• **Short exercise**
Give the lines of the material verbatim, from the first line to the line with "const torqueTicks = [0, 50, 100, 150, 200, 250, 300, 350];", including both.

-- Start Dataset section --

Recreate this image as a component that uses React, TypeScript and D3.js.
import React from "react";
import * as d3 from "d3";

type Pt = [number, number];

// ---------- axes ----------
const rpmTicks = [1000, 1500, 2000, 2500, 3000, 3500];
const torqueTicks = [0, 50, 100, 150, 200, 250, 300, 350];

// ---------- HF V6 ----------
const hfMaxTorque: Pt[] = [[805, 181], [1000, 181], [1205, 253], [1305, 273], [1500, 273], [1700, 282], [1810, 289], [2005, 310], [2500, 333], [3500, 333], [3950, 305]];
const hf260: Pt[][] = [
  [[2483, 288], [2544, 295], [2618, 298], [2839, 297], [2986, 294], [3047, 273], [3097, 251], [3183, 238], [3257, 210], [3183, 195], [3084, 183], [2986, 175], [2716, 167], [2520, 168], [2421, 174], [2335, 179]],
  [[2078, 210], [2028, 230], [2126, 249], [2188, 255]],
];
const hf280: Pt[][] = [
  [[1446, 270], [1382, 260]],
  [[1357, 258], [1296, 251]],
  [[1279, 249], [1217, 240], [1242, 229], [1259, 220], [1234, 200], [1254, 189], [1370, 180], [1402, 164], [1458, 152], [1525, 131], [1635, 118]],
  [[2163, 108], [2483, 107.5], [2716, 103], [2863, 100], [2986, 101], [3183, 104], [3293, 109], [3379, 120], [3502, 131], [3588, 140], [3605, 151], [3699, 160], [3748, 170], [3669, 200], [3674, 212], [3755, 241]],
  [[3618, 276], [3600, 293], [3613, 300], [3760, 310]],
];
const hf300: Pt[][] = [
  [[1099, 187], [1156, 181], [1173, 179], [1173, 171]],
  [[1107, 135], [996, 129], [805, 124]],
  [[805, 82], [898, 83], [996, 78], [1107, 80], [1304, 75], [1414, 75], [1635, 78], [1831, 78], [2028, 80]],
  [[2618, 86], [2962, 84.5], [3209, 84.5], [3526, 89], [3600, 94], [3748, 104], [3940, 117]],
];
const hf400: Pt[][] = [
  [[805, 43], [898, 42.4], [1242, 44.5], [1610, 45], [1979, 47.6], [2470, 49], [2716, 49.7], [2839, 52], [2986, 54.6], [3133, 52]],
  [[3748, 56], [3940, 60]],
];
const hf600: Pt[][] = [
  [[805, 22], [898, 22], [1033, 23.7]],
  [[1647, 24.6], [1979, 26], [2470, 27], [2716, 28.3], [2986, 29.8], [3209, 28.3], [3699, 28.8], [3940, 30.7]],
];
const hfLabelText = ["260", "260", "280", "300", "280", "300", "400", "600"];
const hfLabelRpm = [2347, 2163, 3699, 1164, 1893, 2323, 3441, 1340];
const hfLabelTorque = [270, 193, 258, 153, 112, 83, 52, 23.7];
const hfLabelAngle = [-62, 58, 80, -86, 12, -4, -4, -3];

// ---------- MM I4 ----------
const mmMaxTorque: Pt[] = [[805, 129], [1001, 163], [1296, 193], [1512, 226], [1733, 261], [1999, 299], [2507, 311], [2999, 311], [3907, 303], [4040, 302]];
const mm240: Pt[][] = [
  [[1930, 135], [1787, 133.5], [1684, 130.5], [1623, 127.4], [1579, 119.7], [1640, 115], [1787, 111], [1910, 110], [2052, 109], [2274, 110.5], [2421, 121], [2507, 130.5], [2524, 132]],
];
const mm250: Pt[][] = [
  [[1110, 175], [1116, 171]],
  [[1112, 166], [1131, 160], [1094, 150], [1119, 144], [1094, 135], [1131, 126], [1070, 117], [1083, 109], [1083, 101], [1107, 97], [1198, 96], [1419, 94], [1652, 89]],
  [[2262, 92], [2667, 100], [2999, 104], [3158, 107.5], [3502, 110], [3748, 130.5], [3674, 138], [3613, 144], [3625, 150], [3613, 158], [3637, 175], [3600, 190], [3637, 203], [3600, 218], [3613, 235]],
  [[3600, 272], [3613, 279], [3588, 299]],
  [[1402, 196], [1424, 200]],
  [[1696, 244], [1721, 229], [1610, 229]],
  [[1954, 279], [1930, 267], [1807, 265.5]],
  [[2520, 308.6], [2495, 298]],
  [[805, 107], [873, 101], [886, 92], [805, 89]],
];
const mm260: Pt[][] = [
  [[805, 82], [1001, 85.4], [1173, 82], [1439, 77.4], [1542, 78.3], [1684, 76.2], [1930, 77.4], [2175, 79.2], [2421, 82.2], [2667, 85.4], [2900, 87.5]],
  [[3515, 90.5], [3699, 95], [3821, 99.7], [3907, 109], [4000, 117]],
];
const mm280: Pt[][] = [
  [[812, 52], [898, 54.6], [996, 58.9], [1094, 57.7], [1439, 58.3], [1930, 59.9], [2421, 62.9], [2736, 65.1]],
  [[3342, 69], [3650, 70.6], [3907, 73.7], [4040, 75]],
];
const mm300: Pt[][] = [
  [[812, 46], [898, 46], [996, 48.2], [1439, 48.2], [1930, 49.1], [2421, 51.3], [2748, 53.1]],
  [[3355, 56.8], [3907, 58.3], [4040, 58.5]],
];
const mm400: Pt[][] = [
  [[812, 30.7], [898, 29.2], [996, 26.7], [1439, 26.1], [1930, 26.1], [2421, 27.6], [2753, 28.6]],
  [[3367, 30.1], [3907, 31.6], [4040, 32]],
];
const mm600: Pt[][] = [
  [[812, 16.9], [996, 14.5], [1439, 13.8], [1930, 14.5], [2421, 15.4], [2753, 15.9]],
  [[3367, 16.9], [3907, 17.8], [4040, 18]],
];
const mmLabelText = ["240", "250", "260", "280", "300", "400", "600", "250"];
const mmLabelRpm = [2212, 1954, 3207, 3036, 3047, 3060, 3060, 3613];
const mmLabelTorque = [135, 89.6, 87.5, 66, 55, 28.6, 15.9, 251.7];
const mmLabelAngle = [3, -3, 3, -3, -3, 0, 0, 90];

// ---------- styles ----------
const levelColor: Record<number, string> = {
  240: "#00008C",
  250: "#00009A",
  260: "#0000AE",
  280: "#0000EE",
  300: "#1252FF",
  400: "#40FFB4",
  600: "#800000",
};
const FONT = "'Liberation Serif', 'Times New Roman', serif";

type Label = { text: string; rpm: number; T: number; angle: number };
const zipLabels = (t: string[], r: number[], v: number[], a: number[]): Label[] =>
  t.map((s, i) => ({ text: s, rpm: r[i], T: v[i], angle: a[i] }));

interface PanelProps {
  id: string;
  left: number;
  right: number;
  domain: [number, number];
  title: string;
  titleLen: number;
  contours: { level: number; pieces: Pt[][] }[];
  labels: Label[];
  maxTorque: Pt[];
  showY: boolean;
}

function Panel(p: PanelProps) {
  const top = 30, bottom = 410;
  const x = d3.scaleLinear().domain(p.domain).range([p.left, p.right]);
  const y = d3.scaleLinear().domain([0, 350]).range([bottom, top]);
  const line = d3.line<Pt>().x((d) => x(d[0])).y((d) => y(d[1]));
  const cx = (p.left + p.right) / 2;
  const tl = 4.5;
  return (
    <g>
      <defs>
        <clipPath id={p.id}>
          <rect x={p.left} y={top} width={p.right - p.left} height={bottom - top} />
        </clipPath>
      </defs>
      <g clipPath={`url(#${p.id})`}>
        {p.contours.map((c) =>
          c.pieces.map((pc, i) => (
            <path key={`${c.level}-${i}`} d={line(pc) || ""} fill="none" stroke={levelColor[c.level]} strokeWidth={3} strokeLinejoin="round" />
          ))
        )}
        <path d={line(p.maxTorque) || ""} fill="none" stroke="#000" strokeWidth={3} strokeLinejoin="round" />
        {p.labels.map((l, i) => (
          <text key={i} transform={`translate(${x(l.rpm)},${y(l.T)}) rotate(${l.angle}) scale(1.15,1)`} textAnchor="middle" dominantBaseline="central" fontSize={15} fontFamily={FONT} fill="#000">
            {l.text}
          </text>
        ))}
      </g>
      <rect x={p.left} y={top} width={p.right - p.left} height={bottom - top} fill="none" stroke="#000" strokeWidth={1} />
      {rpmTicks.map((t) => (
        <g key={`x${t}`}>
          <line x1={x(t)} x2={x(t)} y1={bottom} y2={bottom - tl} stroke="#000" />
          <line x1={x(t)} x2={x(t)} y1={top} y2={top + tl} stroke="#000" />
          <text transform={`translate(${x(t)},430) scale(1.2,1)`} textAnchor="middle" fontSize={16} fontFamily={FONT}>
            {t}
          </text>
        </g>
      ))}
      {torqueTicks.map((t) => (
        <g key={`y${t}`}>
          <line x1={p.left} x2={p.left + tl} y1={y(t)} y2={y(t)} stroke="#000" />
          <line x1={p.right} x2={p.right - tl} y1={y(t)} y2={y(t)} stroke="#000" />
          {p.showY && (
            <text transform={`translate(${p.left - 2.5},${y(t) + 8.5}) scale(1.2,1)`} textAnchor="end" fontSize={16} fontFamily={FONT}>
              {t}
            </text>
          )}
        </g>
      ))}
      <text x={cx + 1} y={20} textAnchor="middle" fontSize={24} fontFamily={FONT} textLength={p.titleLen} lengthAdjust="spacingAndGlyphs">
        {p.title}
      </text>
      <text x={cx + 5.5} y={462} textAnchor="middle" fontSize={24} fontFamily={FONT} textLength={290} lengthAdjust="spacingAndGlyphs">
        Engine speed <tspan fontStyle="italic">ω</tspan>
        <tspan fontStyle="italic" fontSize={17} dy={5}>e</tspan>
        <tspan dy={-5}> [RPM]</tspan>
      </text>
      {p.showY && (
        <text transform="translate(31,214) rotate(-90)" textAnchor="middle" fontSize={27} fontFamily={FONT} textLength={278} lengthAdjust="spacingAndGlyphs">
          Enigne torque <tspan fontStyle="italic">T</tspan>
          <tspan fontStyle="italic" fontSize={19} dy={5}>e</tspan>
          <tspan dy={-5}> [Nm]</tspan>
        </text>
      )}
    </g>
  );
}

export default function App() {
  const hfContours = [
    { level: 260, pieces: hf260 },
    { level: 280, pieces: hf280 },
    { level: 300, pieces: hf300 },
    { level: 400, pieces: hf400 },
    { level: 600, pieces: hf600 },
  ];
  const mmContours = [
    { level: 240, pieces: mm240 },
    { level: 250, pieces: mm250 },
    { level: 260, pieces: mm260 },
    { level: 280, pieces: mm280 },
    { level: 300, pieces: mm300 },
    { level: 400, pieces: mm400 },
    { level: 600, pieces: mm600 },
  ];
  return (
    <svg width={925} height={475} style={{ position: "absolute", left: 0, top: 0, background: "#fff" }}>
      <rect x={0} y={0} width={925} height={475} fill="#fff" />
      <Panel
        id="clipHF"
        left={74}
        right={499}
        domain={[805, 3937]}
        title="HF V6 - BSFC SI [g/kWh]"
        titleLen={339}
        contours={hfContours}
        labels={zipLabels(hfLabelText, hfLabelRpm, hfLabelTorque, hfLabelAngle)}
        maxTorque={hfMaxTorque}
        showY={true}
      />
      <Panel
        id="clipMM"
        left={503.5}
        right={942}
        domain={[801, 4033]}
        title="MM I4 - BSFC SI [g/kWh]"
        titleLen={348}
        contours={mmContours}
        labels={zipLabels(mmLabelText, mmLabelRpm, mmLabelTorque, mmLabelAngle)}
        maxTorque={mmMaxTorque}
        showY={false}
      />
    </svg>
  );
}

-- End Dataset section --

• **Answer to this exercise**
Recreate this image as a component that uses React, TypeScript and D3.js.
import React from "react";
import * as d3 from "d3";

type Pt = [number, number];

// ---------- axes ----------
const rpmTicks = [1000, 1500, 2000, 2500, 3000, 3500];
const torqueTicks = [0, 50, 100, 150, 200, 250, 300, 350];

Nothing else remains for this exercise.